### RECORD LIST
= = = =

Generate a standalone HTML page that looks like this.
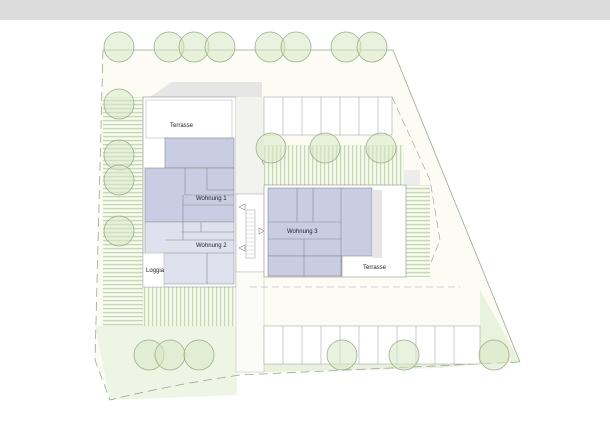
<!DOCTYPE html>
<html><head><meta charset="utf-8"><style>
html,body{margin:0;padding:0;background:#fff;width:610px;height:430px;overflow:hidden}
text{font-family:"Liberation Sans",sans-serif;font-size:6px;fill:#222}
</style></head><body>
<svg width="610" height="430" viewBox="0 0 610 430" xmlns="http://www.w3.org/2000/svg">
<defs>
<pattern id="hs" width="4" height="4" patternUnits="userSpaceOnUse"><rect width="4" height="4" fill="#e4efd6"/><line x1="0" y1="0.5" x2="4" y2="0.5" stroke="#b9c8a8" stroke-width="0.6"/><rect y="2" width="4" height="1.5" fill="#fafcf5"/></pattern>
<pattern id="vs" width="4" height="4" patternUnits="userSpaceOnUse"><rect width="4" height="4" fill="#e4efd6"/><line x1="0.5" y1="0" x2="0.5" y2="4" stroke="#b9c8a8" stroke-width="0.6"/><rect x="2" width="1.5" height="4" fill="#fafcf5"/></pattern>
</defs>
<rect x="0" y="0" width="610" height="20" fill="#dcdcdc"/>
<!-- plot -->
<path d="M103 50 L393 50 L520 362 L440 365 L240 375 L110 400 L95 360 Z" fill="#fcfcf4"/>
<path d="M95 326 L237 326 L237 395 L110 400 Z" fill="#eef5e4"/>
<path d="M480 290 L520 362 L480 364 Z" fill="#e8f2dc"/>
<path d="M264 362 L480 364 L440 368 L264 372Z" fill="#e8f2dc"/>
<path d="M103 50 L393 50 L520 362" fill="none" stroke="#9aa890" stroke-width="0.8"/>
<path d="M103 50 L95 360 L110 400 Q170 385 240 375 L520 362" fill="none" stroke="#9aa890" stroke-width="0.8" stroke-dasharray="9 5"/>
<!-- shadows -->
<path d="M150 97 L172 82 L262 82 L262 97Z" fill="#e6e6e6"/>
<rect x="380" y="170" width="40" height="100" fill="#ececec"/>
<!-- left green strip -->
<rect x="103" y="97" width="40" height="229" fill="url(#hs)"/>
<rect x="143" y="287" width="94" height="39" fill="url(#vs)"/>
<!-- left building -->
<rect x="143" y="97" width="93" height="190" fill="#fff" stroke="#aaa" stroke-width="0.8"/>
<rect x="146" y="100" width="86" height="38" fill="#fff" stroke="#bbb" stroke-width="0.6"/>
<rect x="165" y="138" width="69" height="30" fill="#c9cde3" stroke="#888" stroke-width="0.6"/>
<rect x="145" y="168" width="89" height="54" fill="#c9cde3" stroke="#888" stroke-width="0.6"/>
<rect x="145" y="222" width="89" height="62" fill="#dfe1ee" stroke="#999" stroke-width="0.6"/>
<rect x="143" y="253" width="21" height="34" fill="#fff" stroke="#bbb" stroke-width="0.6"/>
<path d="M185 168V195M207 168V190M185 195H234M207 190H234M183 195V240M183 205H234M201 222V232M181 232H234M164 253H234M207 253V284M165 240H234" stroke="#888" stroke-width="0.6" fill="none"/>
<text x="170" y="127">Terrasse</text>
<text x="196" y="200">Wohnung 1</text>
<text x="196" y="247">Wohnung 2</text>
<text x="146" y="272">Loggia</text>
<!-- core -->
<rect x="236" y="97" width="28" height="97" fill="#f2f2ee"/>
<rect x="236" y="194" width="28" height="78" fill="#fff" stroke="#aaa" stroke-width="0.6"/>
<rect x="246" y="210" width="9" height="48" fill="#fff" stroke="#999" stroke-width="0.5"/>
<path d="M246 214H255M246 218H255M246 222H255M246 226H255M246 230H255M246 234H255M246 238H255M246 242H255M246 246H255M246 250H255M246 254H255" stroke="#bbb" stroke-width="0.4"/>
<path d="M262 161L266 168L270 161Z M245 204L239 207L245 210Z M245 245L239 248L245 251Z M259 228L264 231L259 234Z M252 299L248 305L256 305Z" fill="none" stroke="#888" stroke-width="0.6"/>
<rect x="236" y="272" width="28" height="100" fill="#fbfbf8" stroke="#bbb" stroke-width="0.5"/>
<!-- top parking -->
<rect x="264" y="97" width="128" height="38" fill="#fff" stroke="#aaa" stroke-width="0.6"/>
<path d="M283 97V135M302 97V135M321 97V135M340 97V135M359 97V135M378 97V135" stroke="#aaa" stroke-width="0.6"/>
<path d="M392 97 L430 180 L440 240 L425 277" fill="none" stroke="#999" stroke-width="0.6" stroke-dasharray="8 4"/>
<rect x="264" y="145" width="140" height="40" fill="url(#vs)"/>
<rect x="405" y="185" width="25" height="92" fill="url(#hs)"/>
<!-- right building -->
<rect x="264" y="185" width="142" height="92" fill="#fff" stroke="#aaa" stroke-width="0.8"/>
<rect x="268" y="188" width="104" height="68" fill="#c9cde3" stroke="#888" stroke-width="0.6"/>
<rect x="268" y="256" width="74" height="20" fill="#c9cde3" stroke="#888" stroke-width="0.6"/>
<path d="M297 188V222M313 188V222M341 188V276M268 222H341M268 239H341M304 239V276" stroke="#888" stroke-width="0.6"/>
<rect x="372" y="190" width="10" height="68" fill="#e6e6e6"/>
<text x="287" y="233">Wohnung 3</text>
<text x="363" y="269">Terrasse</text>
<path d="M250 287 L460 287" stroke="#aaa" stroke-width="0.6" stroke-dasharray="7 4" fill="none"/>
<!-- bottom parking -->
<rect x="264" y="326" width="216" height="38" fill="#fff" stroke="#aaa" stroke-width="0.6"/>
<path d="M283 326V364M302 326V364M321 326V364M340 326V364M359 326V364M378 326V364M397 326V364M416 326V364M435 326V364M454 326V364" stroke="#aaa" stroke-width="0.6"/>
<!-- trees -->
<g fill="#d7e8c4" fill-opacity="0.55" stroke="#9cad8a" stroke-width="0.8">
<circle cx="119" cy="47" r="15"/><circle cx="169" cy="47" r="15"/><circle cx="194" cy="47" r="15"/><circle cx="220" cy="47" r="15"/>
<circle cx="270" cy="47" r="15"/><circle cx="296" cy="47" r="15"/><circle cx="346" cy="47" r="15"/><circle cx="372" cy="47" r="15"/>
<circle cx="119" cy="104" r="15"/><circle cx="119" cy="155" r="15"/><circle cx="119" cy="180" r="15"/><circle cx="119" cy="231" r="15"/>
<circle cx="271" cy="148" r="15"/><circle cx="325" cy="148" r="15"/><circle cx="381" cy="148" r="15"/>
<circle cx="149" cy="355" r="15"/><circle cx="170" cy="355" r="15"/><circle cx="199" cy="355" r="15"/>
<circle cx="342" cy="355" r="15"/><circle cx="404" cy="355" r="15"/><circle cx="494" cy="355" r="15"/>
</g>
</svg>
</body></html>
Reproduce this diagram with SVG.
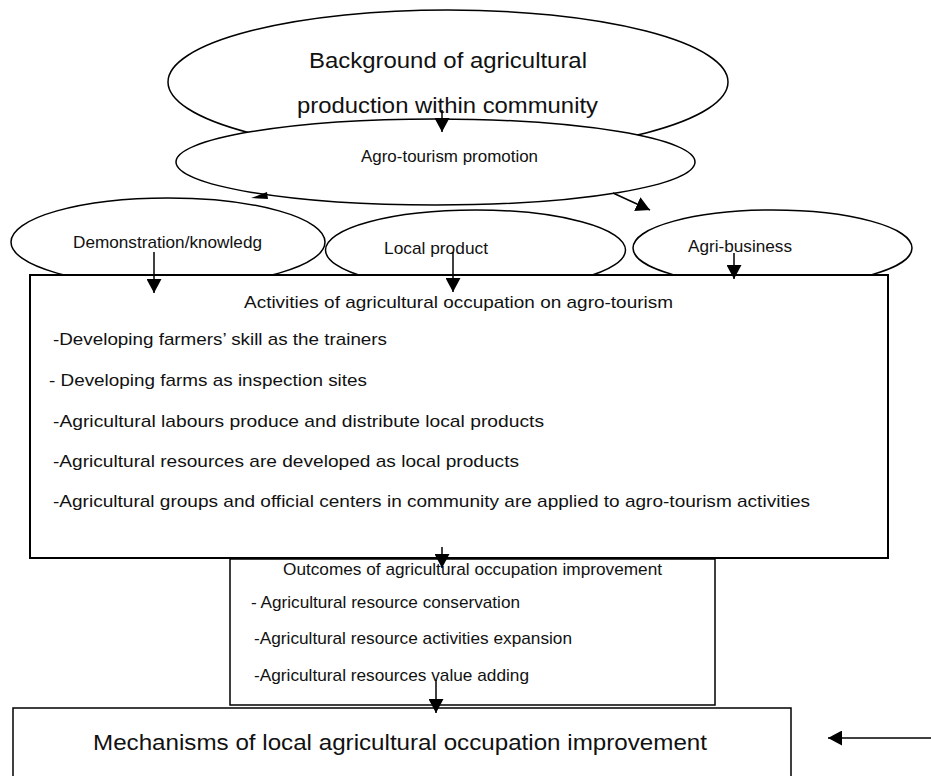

= = = =

### WHAT THIS TASK INVOLVES
Print all of the entries word for word. Skip any images they contain.

### FINISHED EXERCISE
Generate a standalone HTML page that looks like this.
<!DOCTYPE html>
<html><head><meta charset="utf-8"><style>
html,body{margin:0;padding:0;background:#fff;width:610px;height:430px;overflow:hidden}
text{font-family:"Liberation Sans",sans-serif;font-size:6px;fill:#222}
</style></head><body>
<svg width="610" height="430" viewBox="0 0 610 430" xmlns="http://www.w3.org/2000/svg">
<defs>
<pattern id="hs" width="4" height="4" patternUnits="userSpaceOnUse"><rect width="4" height="4" fill="#e4efd6"/><line x1="0" y1="0.5" x2="4" y2="0.5" stroke="#b9c8a8" stroke-width="0.6"/><rect y="2" width="4" height="1.5" fill="#fafcf5"/></pattern>
<pattern id="vs" width="4" height="4" patternUnits="userSpaceOnUse"><rect width="4" height="4" fill="#e4efd6"/><line x1="0.5" y1="0" x2="0.5" y2="4" stroke="#b9c8a8" stroke-width="0.6"/><rect x="2" width="1.5" height="4" fill="#fafcf5"/></pattern>
</defs>
<rect x="0" y="0" width="610" height="20" fill="#dcdcdc"/>
<!-- plot -->
<path d="M103 50 L393 50 L520 362 L440 365 L240 375 L110 400 L95 360 Z" fill="#fcfcf4"/>
<path d="M95 326 L237 326 L237 395 L110 400 Z" fill="#eef5e4"/>
<path d="M480 290 L520 362 L480 364 Z" fill="#e8f2dc"/>
<path d="M264 362 L480 364 L440 368 L264 372Z" fill="#e8f2dc"/>
<path d="M103 50 L393 50 L520 362" fill="none" stroke="#9aa890" stroke-width="0.8"/>
<path d="M103 50 L95 360 L110 400 Q170 385 240 375 L520 362" fill="none" stroke="#9aa890" stroke-width="0.8" stroke-dasharray="9 5"/>
<!-- shadows -->
<path d="M150 97 L172 82 L262 82 L262 97Z" fill="#e6e6e6"/>
<rect x="380" y="170" width="40" height="100" fill="#ececec"/>
<!-- left green strip -->
<rect x="103" y="97" width="40" height="229" fill="url(#hs)"/>
<rect x="143" y="287" width="94" height="39" fill="url(#vs)"/>
<!-- left building -->
<rect x="143" y="97" width="93" height="190" fill="#fff" stroke="#aaa" stroke-width="0.8"/>
<rect x="146" y="100" width="86" height="38" fill="#fff" stroke="#bbb" stroke-width="0.6"/>
<rect x="165" y="138" width="69" height="30" fill="#c9cde3" stroke="#888" stroke-width="0.6"/>
<rect x="145" y="168" width="89" height="54" fill="#c9cde3" stroke="#888" stroke-width="0.6"/>
<rect x="145" y="222" width="89" height="62" fill="#dfe1ee" stroke="#999" stroke-width="0.6"/>
<rect x="143" y="253" width="21" height="34" fill="#fff" stroke="#bbb" stroke-width="0.6"/>
<path d="M185 168V195M207 168V190M185 195H234M207 190H234M183 195V240M183 205H234M201 222V232M181 232H234M164 253H234M207 253V284M165 240H234" stroke="#888" stroke-width="0.6" fill="none"/>
<text x="170" y="127">Terrasse</text>
<text x="196" y="200">Wohnung 1</text>
<text x="196" y="247">Wohnung 2</text>
<text x="146" y="272">Loggia</text>
<!-- core -->
<rect x="236" y="97" width="28" height="97" fill="#f2f2ee"/>
<rect x="236" y="194" width="28" height="78" fill="#fff" stroke="#aaa" stroke-width="0.6"/>
<rect x="246" y="210" width="9" height="48" fill="#fff" stroke="#999" stroke-width="0.5"/>
<path d="M246 214H255M246 218H255M246 222H255M246 226H255M246 230H255M246 234H255M246 238H255M246 242H255M246 246H255M246 250H255M246 254H255" stroke="#bbb" stroke-width="0.4"/>
<path d="M262 161L266 168L270 161Z M245 204L239 207L245 210Z M245 245L239 248L245 251Z M259 228L264 231L259 234Z M252 299L248 305L256 305Z" fill="none" stroke="#888" stroke-width="0.6"/>
<rect x="236" y="272" width="28" height="100" fill="#fbfbf8" stroke="#bbb" stroke-width="0.5"/>
<!-- top parking -->
<rect x="264" y="97" width="128" height="38" fill="#fff" stroke="#aaa" stroke-width="0.6"/>
<path d="M283 97V135M302 97V135M321 97V135M340 97V135M359 97V135M378 97V135" stroke="#aaa" stroke-width="0.6"/>
<path d="M392 97 L430 180 L440 240 L425 277" fill="none" stroke="#999" stroke-width="0.6" stroke-dasharray="8 4"/>
<rect x="264" y="145" width="140" height="40" fill="url(#vs)"/>
<rect x="405" y="185" width="25" height="92" fill="url(#hs)"/>
<!-- right building -->
<rect x="264" y="185" width="142" height="92" fill="#fff" stroke="#aaa" stroke-width="0.8"/>
<rect x="268" y="188" width="104" height="68" fill="#c9cde3" stroke="#888" stroke-width="0.6"/>
<rect x="268" y="256" width="74" height="20" fill="#c9cde3" stroke="#888" stroke-width="0.6"/>
<path d="M297 188V222M313 188V222M341 188V276M268 222H341M268 239H341M304 239V276" stroke="#888" stroke-width="0.6"/>
<rect x="372" y="190" width="10" height="68" fill="#e6e6e6"/>
<text x="287" y="233">Wohnung 3</text>
<text x="363" y="269">Terrasse</text>
<path d="M250 287 L460 287" stroke="#aaa" stroke-width="0.6" stroke-dasharray="7 4" fill="none"/>
<!-- bottom parking -->
<rect x="264" y="326" width="216" height="38" fill="#fff" stroke="#aaa" stroke-width="0.6"/>
<path d="M283 326V364M302 326V364M321 326V364M340 326V364M359 326V364M378 326V364M397 326V364M416 326V364M435 326V364M454 326V364" stroke="#aaa" stroke-width="0.6"/>
<!-- trees -->
<g fill="#d7e8c4" fill-opacity="0.55" stroke="#9cad8a" stroke-width="0.8">
<circle cx="119" cy="47" r="15"/><circle cx="169" cy="47" r="15"/><circle cx="194" cy="47" r="15"/><circle cx="220" cy="47" r="15"/>
<circle cx="270" cy="47" r="15"/><circle cx="296" cy="47" r="15"/><circle cx="346" cy="47" r="15"/><circle cx="372" cy="47" r="15"/>
<circle cx="119" cy="104" r="15"/><circle cx="119" cy="155" r="15"/><circle cx="119" cy="180" r="15"/><circle cx="119" cy="231" r="15"/>
<circle cx="271" cy="148" r="15"/><circle cx="325" cy="148" r="15"/><circle cx="381" cy="148" r="15"/>
<circle cx="149" cy="355" r="15"/><circle cx="170" cy="355" r="15"/><circle cx="199" cy="355" r="15"/>
<circle cx="342" cy="355" r="15"/><circle cx="404" cy="355" r="15"/><circle cx="494" cy="355" r="15"/>
</g>
</svg>
</body></html>
Reproduce this diagram with SVG.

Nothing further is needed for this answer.